Remember the UN's September 2009 Goldstone Report, which found that Israel's 2008-09 Operation Cast Lead against Gaza constituted "a deliberately disproportionate attack designed to punish, humiliate and terrorize a civilian population," and which accused Israel of war crimes?

In his definitive study of Operation Cast Lead, 'This Time We Went Too Far': Truth & Consequences of the Gaza Invasion (2010), Norman Finkelstein records that Netanyahu condemned the Report as "a kangaroo court against Israel," that the US Israel lobby called it "rigged" and "deeply flawed," and that the Obama administration "quickly fell into line with the Israel lobby," with Assistant US Secretary of State for Democracy Michael Posner condemning it as - ahem - "deeply flawed." (p 136)

But there's more. We now have access to some of former Secretary of State Hillary Clinton's emails, which reveal that:

"The State department devoted itself to, in its own words, 'deferring' UN action on Israeli war crimes, 'reframing the debate' about the atrocities, and 'moving away from the UN'... The messages, some of which are written by high-level State Department officials, expose the role of the US government in undermining the international response to the 2009 United Nations Fact-Finding Mission on the Gaza conflict, also known as the Goldstone Report... Publicly released Clinton emails reveal that the UNHRC, under heavy US pressure, postponed consideration of the Goldstone Report from October 2 until March 2010. While the UNHRC ultimately endorsed the report's findings on October 16, it took nearly 6 months for the body to urge the UN General Assembly and Security Council to refer the Gaza massacre to the ICC pursuant to 13(b) of the Rome Statute, which the US then blocked." (Deferring justice: Clinton emails show how State Department undermined UN action on Israeli war crimes, Jared Flanery & Ben Norton, salon.com, 20/11/15)
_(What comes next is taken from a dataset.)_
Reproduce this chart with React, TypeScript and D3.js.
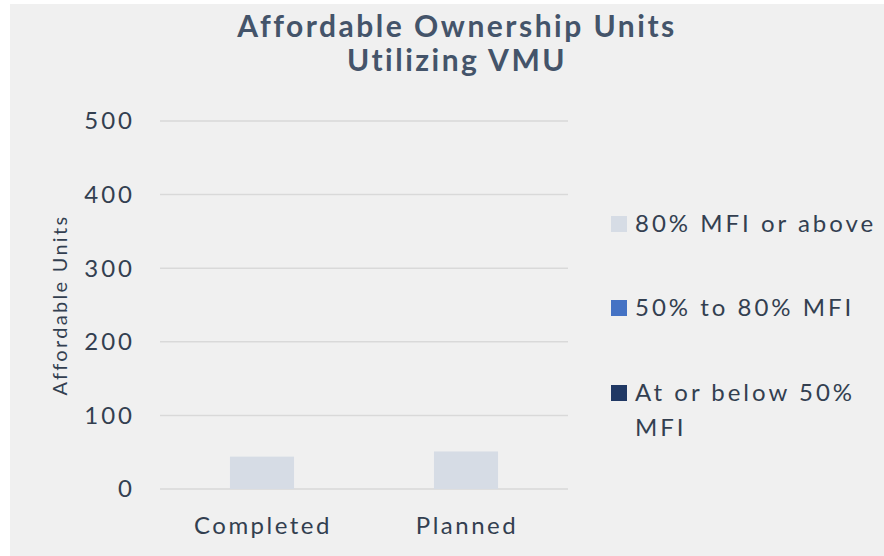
import React from "react";
import * as d3 from "d3";

const categories = ["Completed", "Planned"];
const seriesNames = ["80% MFI or above", "50% to 80% MFI", "At or below 50% MFI"];
const seriesColors = ["#d6dce5", "#4472c4", "#203864"];
const above80 = [44, 51];
const from50to80 = [0, 0];
const below50 = [0, 0];
const yTicks = [0, 100, 200, 300, 400, 500];
const titleLines = ["Affordable Ownership Units", "Utilizing VMU"];

const W = 884;
const H = 556;
const FONT = "Lato, 'Open Sans', sans-serif";
const TEXT = "#333f50";

export default function App() {
  const x = d3.scaleBand<string>().domain(categories).range([160, 568]).paddingInner(0.686).paddingOuter(0.343);
  const y = d3.scaleLinear().domain([0, 500]).range([489, 121]);
  const data = categories.map((c, i) => ({ c, vals: [above80[i], from50to80[i], below50[i]] }));
  const stack = d3.stack<any>().keys(["0", "1", "2"]).value((d: any, k: string) => d.vals[+k]);
  const stacked = stack(data as any);
  const legendY = [224, 308, 393];
  return (
    <svg width={W} height={H} style={{ position: "absolute", left: 0, top: 0 }} fontFamily={FONT}>
      <rect x={0} y={0} width={W} height={H} fill="#ffffff" />
      <rect x={10} y={4} width={W - 10} height={H - 4} fill="#f0f0f0" />
      {titleLines.map((t, i) => (
        <text key={t} x={457} y={37 + i * 34} textAnchor="middle" fontSize={30} fontWeight={700} letterSpacing={2.5} fill="#44546a">
          {t}
        </text>
      ))}
      {yTicks.map((t) => (
        <g key={t}>
          <line x1={160} x2={568} y1={y(t)} y2={y(t)} stroke="#d9d9d9" strokeWidth={1.5} />
          <text x={135} y={y(t)} dy="0.35em" textAnchor="end" fontSize={24} letterSpacing={3} fill={TEXT}>
            {t}
          </text>
        </g>
      ))}
      <text transform={`translate(67,305) rotate(-90)`} textAnchor="middle" fontSize={20} letterSpacing={2.3} fill={TEXT}>
        Affordable Units
      </text>
      {stacked.map((s, si) =>
        s.map((d: any, i: number) => (
          <rect
            key={si + "-" + i}
            x={x(categories[i])}
            width={x.bandwidth()}
            y={y(d[1])}
            height={Math.max(0, y(d[0]) - y(d[1]))}
            fill={seriesColors[si]}
          />
        ))
      )}
      {categories.map((c) => (
        <text key={c} x={(x(c) as number) + x.bandwidth() / 2 + 1} y={534} textAnchor="middle" fontSize={24} letterSpacing={2.5} fill={TEXT}>
          {c}
        </text>
      ))}
      {seriesNames.map((n, i) => (
        <g key={n}>
          <rect x={611} y={legendY[i] - 8} width={16} height={16} fill={seriesColors[i]} />
          {i < 2 ? (
            <text x={635} y={legendY[i]} dy="0.35em" fontSize={24} letterSpacing={3} fill={TEXT}>
              {n}
            </text>
          ) : (
            <text x={635} y={legendY[i]} dy="0.35em" fontSize={24} letterSpacing={3} fill={TEXT}>
              <tspan x={635}>At or below 50%</tspan>
              <tspan x={635} dy={35}>MFI</tspan>
            </text>
          )}
        </g>
      ))}
    </svg>
  );
}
Integral to this process of neutering the Goldstone Report was our Assistant Secretary of State for HUMAN RIGHTS, Michael Posner:

"The State Department's attempts to 'defer' UN action on Israeli war crimes in Gaza are further evinced in a message from Michael Posner - a former assistant secretary of state who served as founding Executive Director of Human Rights First and is now a business professor at NYU. In a November 10, 2010 note, Posner discussed multiple trips he and US government officials took to Israel in order to discuss the Goldstone Report with the Israeli government. Posner revealed the US and Israeli governments worked together in order to 'reframe the public debate' around Israel's attack. He wrote: 'Our approach has been to offer our support and willingness to work with the Government of Israel to 'reframe the public debate' from defensive (responding to Goldstone or Flotilla reports and resolutions at the UN, etc) to a more productive narrative focused on the challenges of fighting an urban or asymetrical war. We are having productive, and generally positive preliminary conversations about a possible GOI white paper that would: 1) set the context, outlining the challenges in fighting an asymetrical conflict; 2) spell out the steps the IDF and other agencies have taken to address these challenges; and 3) identify ongoing challenges that Israel and other professional armies will need to address in the future'." (ibid)

[*To deliver the UNSW's Australian Human Rights Centre's annual lecture.]